In my recent review of Stephen Meyer’s book, Darwin’s Doubt, I closed with a quote from a letter that John Henry Newman wrote to one of his friends in 1870, summing up his problems with the Argument from Design. It’s a great quote, one that was first brought to my attention by Father Edward Oakes, when he reviewed an Intelligent Design book for First Things back in 2001.
But in fact, Newman had lectured in more detail on the topic before, and here is a lengthy selection, worth reading in full, from the closing paragraphs of Lecture 7 in his Idea of a University:
And now we come to the case of Physical Theology, which is directly before us. I confess, in spite of whatever may be said in its favour, I have ever viewed it with the greatest suspicion. As one class of thinkers has substituted what is called a Scriptural Religion, and another a Patristical or Primitive Religion, for the theological teaching of Catholicism, so a Physical Religion or Theology is the very gospel of many persons of the Physical School, and therefore, true as it may be in itself, still under the circumstances is a false gospel. Half of the truth is a falsehood:—consider, Gentlemen, what this so-called Theology teaches, and then say whether what I have asserted is extravagant.
Any one divine attribute of course virtually includes all; still if a preacher always insisted on the Divine Justice, he would practically be obscuring the Divine Mercy, and if he insisted only on the incommunicableness and distance from the creature of the Uncreated Essence, he would tend to throw into the shade the doctrine of a Particular Providence. Observe, then, Gentlemen, that Physical Theology teaches three Divine Attributes, I may say, exclusively; and of these, most of Power, and least of Goodness.

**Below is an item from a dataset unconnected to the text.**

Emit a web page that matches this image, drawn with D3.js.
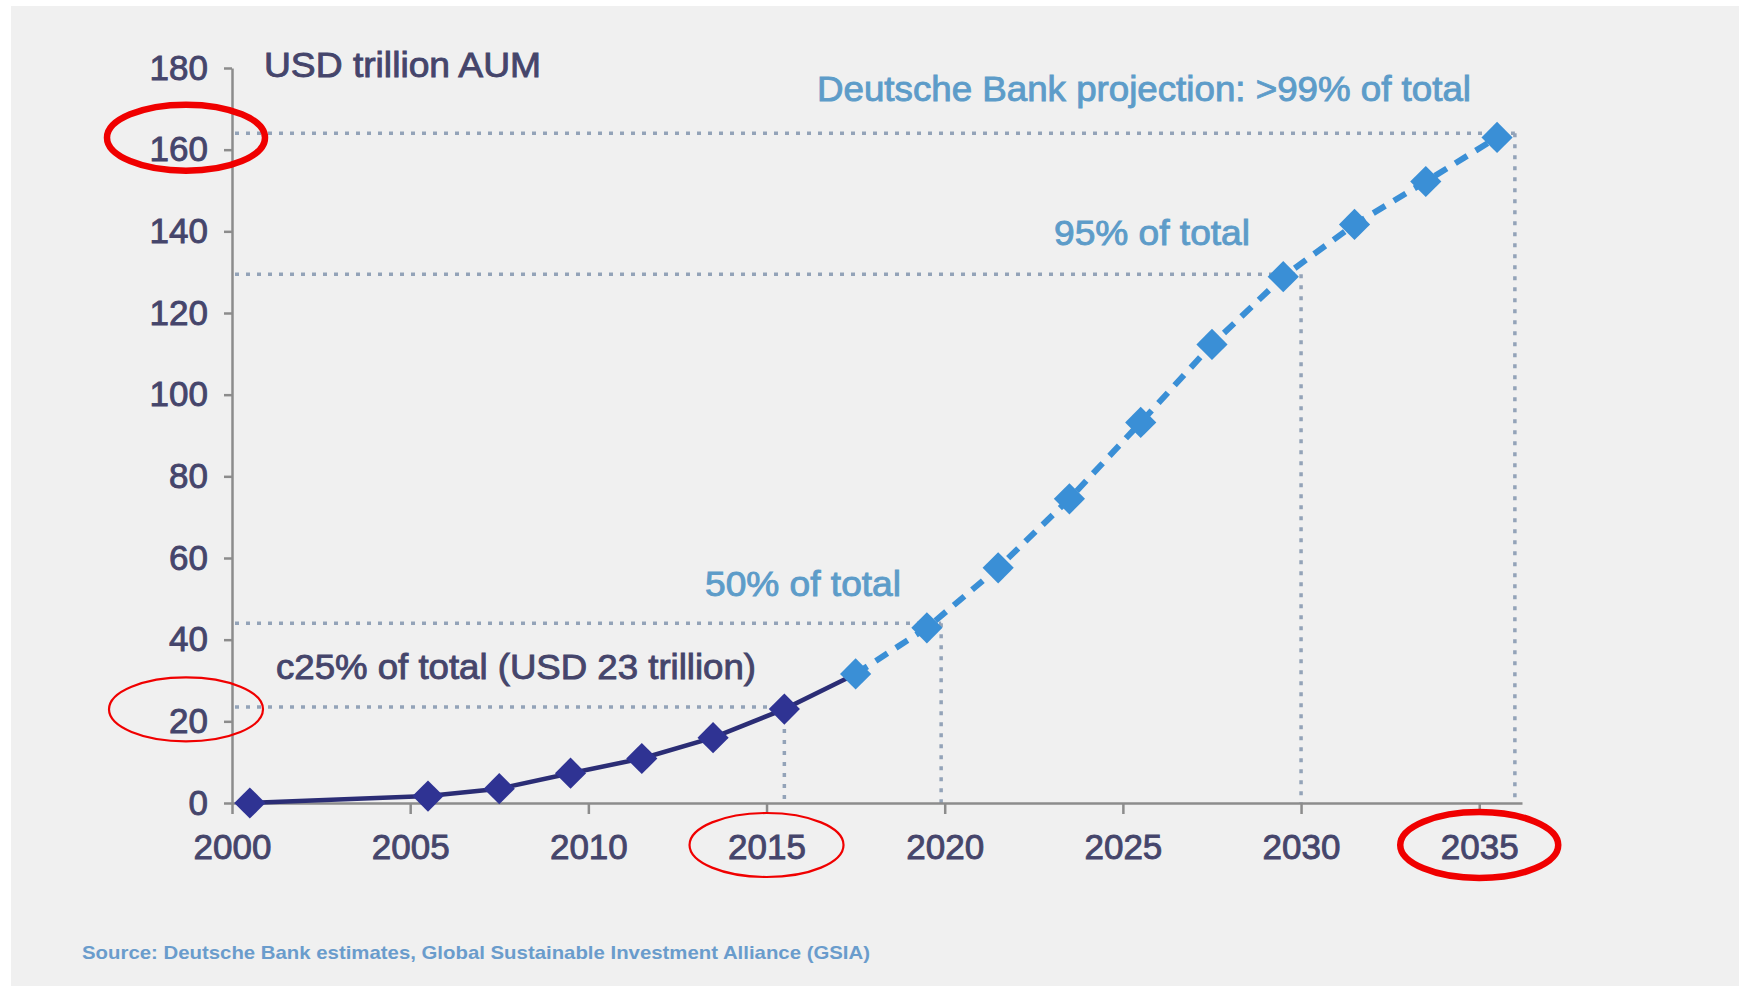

And in the next place, what, on the contrary, are those special Attributes, which are the immediate correlatives of religious sentiment? Sanctity, omniscience, justice, mercy, faithfulness. What does Physical Theology, what does the Argument from Design, what do fine disquisitions about final causes, teach us, except very indirectly, faintly, enigmatically, of these transcendently important, these essential portions of the idea of Religion? Religion is more than Theology; it is something relative to us; and it includes our relation towards the Object of it. What does Physical Theology tell us of duty and conscience? of a particular providence? and, coming at length to Christianity, what does it teach us even of the four last things, death, judgment, heaven, and hell, the mere elements of Christianity? It cannot tell us anything of Christianity at all.
Gentlemen, let me press this point upon your earnest attention. I say Physical Theology cannot, from the nature of the case, tell us one word about Christianity proper; it cannot be Christian, in any true sense, at all:—and from this plain reason, because it is derived from informations which existed just as they are now, before man was created, and Adam fell. How can that be a real substantive Theology, though it takes the name, which is but an abstraction, a particular aspect of the whole truth, and is dumb almost as regards the moral attributes of the Creator, and utterly so as regards the evangelical?
Nay, more than this; I do not hesitate to say that, taking men as they are, this so-called science tends, if it occupies the mind, to dispose it against Christianity. And for this plain reason, because it speaks only of laws; and cannot contemplate their suspension, that is, miracles, which are of the essence of the idea of a Revelation. Thus, the God of Physical Theology may very easily become a mere idol; for He comes to the inductive mind in the medium of fixed appointments, so excellent, so skilful, so beneficent, that, when it has for a long time gazed upon them, it will think them too beautiful to be broken, and will at length so contract its notion of Him as to conclude that He never could have the heart (if I may dare use such a term) to undo or mar His own work; and this conclusion will be the first step towards its degrading its idea of God a second time, and identifying Him with His works. Indeed, a Being of Power, Wisdom, and Goodness, and nothing else, is not very different from the God of the Pantheist.
In thus speaking of the Theology of the modern Physical School, I have said but a few words on a large subject; yet, though few words, I trust they are clear enough not to hazard the risk of being taken in a sense which I do not intend. Graft the science, if it is so to be called, on Theology proper, and it will be in its right place, and will be a religious science. Then it will illustrate the awful, incomprehensible, adorable Fertility of the Divine Omnipotence; it will serve to prove the real miraculousness of the Revelation in its various parts, by impressing on the mind vividly what are the laws of nature, and how immutable they are in their own order; and it will in other ways subserve theological truth. Separate it from the supernatural teaching, and make it stand on its own base, and (though of course it is better for the individual philosopher himself), yet, as regards his influence on the world and the interests of Religion, I really doubt whether I should not prefer that he should be an Atheist at once than such a naturalistic, pantheistic religionist. His profession of Theology deceives others, perhaps deceives himself.
Do not for an instant suppose, Gentlemen, that I would identify the great mind of Bacon with so serious a delusion: he has expressly warned us against it; but I cannot deny that many of his school have from time to time in this way turned physical research against Christianity.